The end result of the fertilizer battles is certainly positive for Terra shareholders – in addition to their merger proceeds they received a special dividend of US$7.50 per share in December.

CF Industries is a major producer and distributer of nitrogen and phosphate-based fertilizers. The Illinois-based company operates nitrogen fertilizer plants in Louisiana and Alberta, mines and manufactures phosphate in Florida, and distributes fertilizer products through a network of facilities in the Midwestern United States. And Terra is a major North American producer and supplier of nitrogen products. The company brought in revenues of US$1.6 billion in 2009.

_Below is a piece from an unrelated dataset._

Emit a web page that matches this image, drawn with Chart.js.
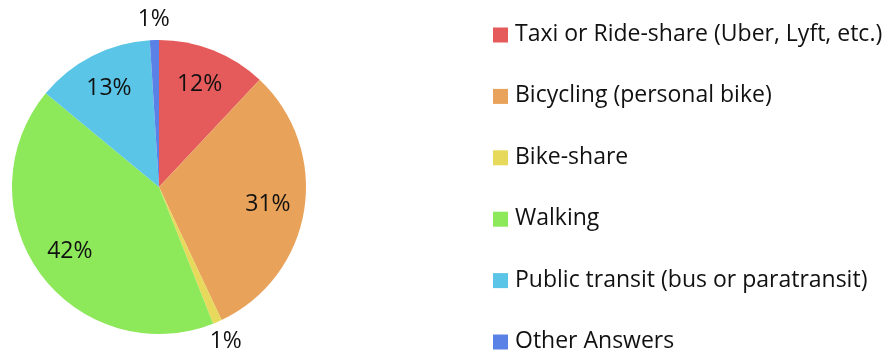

Terra and CF bring together different foci – Terra on industrial customers and CF on agricultural ones – and the companies are hopeful the diversification will ensure greater strength and resilience through tough industry cycles such as that in 2009. In addition the merger is expected to create annual saving through cost synergies of up to US$135 million, driven primarily by the elimination of overlapping corporate functions, optimization of transportation and distribution systems, and greater economies of scale in procurement and purchasing.

Potash Corp’s share price is currently near $129, after spending much of 2009 closer to $100. Potash One is trading near $3.20, after climbing back from $1.32 a year ago.